Stated exercise: Pictures do not belong in the copy; restate the records below word for word.
= = = = =
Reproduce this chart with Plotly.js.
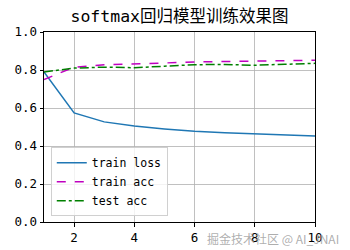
<!DOCTYPE html>
<html><head><meta charset="utf-8">
<script src="https://cdn.plot.ly/plotly-3.0.1.min.js"></script>
<style>body{margin:0;background:#fff}#c{width:350px;height:250px}</style>
</head><body><div id="c"></div>
<script>
var epochs = [1,2,3,4,5,6,7,8,9,10];
var trainLoss = [0.79,0.574,0.527,0.505,0.490,0.478,0.470,0.463,0.457,0.452];
var trainAcc = [0.750,0.815,0.827,0.833,0.838,0.842,0.845,0.847,0.849,0.851];
var testAcc = [0.790,0.810,0.815,0.812,0.820,0.828,0.829,0.825,0.830,0.835];
var F = "DejaVu Sans Mono, Noto Sans CJK SC, monospace";
var traces = [
 {x:epochs,y:trainLoss,name:"train loss",mode:"lines",line:{color:"#1f77b4",width:1.5}},
 {x:epochs,y:trainAcc,name:"train acc",mode:"lines",line:{color:"#bf00bf",width:1.5,dash:"dash"}},
 {x:epochs,y:testAcc,name:"test acc",mode:"lines",line:{color:"#008000",width:1.5,dash:"dashdot"}}
];
var layout = {
 width:350,height:250,margin:{l:44,r:35,t:32,b:28},
 paper_bgcolor:"#fff",plot_bgcolor:"#fff",
 font:{family:F,size:12,color:"#000"},
 title:{text:"softmax回归模型训练效果图",x:0.5,xref:"paper",y:0.935,yanchor:"middle",font:{family:F,size:16.5,color:"#000"}},
 xaxis:{range:[1,10],tickvals:[2,4,6,8,10],showgrid:true,gridcolor:"#b0b0b0",gridwidth:0.8,
   showline:true,linecolor:"#000",linewidth:1,mirror:true,ticks:"outside",ticklen:3.5,tickcolor:"#000",zeroline:false,
   tickfont:{family:F,size:12.5}},
 yaxis:{range:[0,1],tickvals:[0,0.2,0.4,0.6,0.8,1.0],ticktext:["0.0","0.2","0.4","0.6","0.8","1.0"],
   showgrid:true,gridcolor:"#b0b0b0",gridwidth:0.8,showline:true,linecolor:"#000",linewidth:1,mirror:true,
   ticks:"outside",ticklen:3.5,tickcolor:"#000",zeroline:false,tickfont:{family:F,size:12.5}},
 legend:{x:0.025,y:0.03,xanchor:"left",yanchor:"bottom",bgcolor:"rgba(255,255,255,0.8)",bordercolor:"#d0d0d0",borderwidth:1,
   font:{family:F,size:11.5},tracegroupgap:0,itemwidth:30},
 showlegend:true,
 annotations:[{text:"掘金技术社区 @ AI_JNAI",xref:"paper",yref:"paper",x:1.095,y:-0.03,xanchor:"right",yanchor:"top",
   showarrow:false,font:{family:"Noto Sans CJK SC, sans-serif",size:12,color:"rgba(160,160,160,0.85)"}}]
};
Plotly.newPlot("c",traces,layout,{staticPlot:true,displayModeBar:false});
</script></body></html>
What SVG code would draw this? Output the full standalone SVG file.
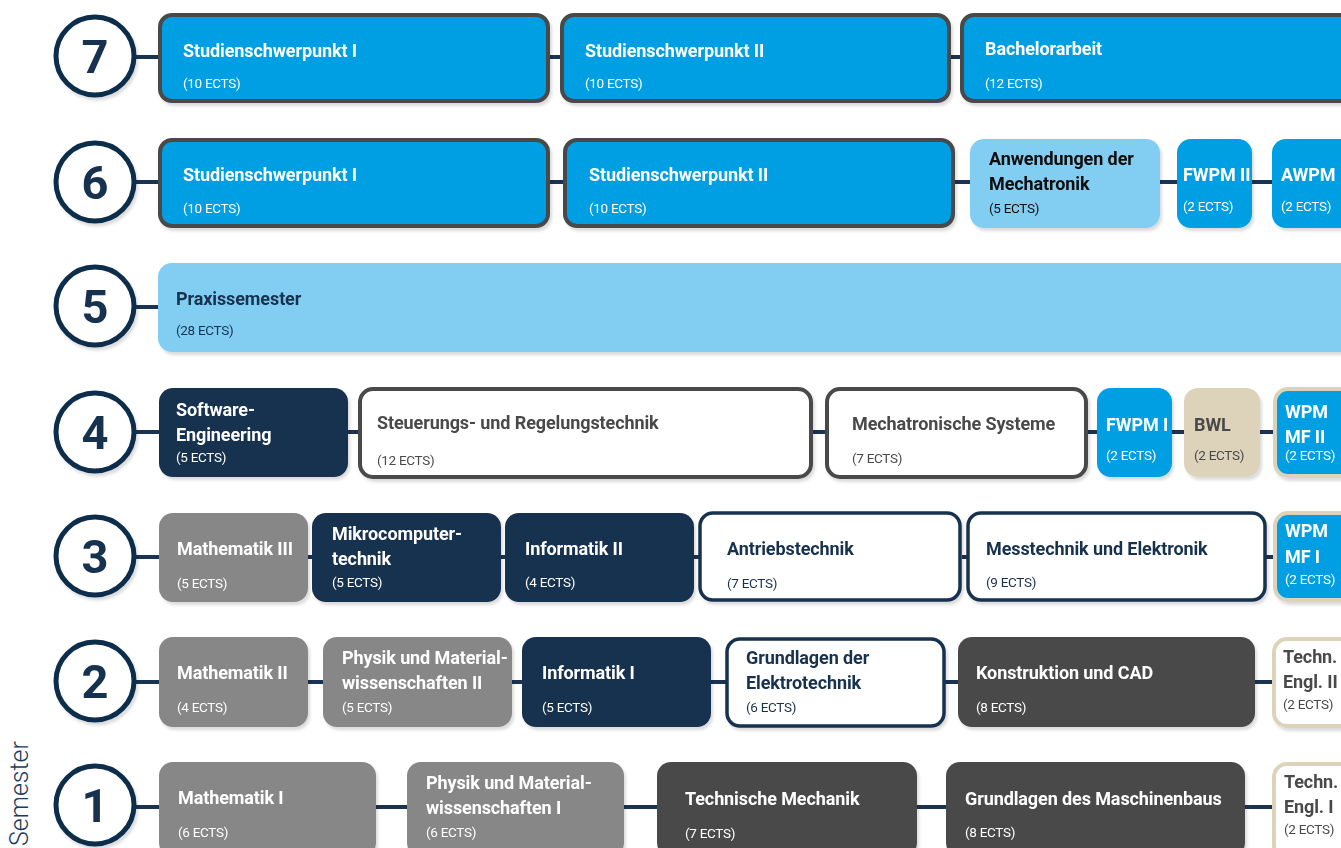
= = = = =
Full response:
Reproduce this chart with Plotly.js.
<!DOCTYPE html>
<html><head><meta charset="utf-8">
<script src="https://cdn.plot.ly/plotly-3.0.1.min.js"></script>
<style>body{margin:0;background:#fff}#c{width:350px;height:250px}</style>
</head><body><div id="c"></div>
<script>
var epochs = [1,2,3,4,5,6,7,8,9,10];
var trainLoss = [0.79,0.574,0.527,0.505,0.490,0.478,0.470,0.463,0.457,0.452];
var trainAcc = [0.750,0.815,0.827,0.833,0.838,0.842,0.845,0.847,0.849,0.851];
var testAcc = [0.790,0.810,0.815,0.812,0.820,0.828,0.829,0.825,0.830,0.835];
var F = "DejaVu Sans Mono, Noto Sans CJK SC, monospace";
var traces = [
 {x:epochs,y:trainLoss,name:"train loss",mode:"lines",line:{color:"#1f77b4",width:1.5}},
 {x:epochs,y:trainAcc,name:"train acc",mode:"lines",line:{color:"#bf00bf",width:1.5,dash:"dash"}},
 {x:epochs,y:testAcc,name:"test acc",mode:"lines",line:{color:"#008000",width:1.5,dash:"dashdot"}}
];
var layout = {
 width:350,height:250,margin:{l:44,r:35,t:32,b:28},
 paper_bgcolor:"#fff",plot_bgcolor:"#fff",
 font:{family:F,size:12,color:"#000"},
 title:{text:"softmax回归模型训练效果图",x:0.5,xref:"paper",y:0.935,yanchor:"middle",font:{family:F,size:16.5,color:"#000"}},
 xaxis:{range:[1,10],tickvals:[2,4,6,8,10],showgrid:true,gridcolor:"#b0b0b0",gridwidth:0.8,
   showline:true,linecolor:"#000",linewidth:1,mirror:true,ticks:"outside",ticklen:3.5,tickcolor:"#000",zeroline:false,
   tickfont:{family:F,size:12.5}},
 yaxis:{range:[0,1],tickvals:[0,0.2,0.4,0.6,0.8,1.0],ticktext:["0.0","0.2","0.4","0.6","0.8","1.0"],
   showgrid:true,gridcolor:"#b0b0b0",gridwidth:0.8,showline:true,linecolor:"#000",linewidth:1,mirror:true,
   ticks:"outside",ticklen:3.5,tickcolor:"#000",zeroline:false,tickfont:{family:F,size:12.5}},
 legend:{x:0.025,y:0.03,xanchor:"left",yanchor:"bottom",bgcolor:"rgba(255,255,255,0.8)",bordercolor:"#d0d0d0",borderwidth:1,
   font:{family:F,size:11.5},tracegroupgap:0,itemwidth:30},
 showlegend:true,
 annotations:[{text:"掘金技术社区 @ AI_JNAI",xref:"paper",yref:"paper",x:1.095,y:-0.03,xanchor:"right",yanchor:"top",
   showarrow:false,font:{family:"Noto Sans CJK SC, sans-serif",size:12,color:"rgba(160,160,160,0.85)"}}]
};
Plotly.newPlot("c",traces,layout,{staticPlot:true,displayModeBar:false});
</script></body></html>
What SVG code would draw this? Output the full standalone SVG file.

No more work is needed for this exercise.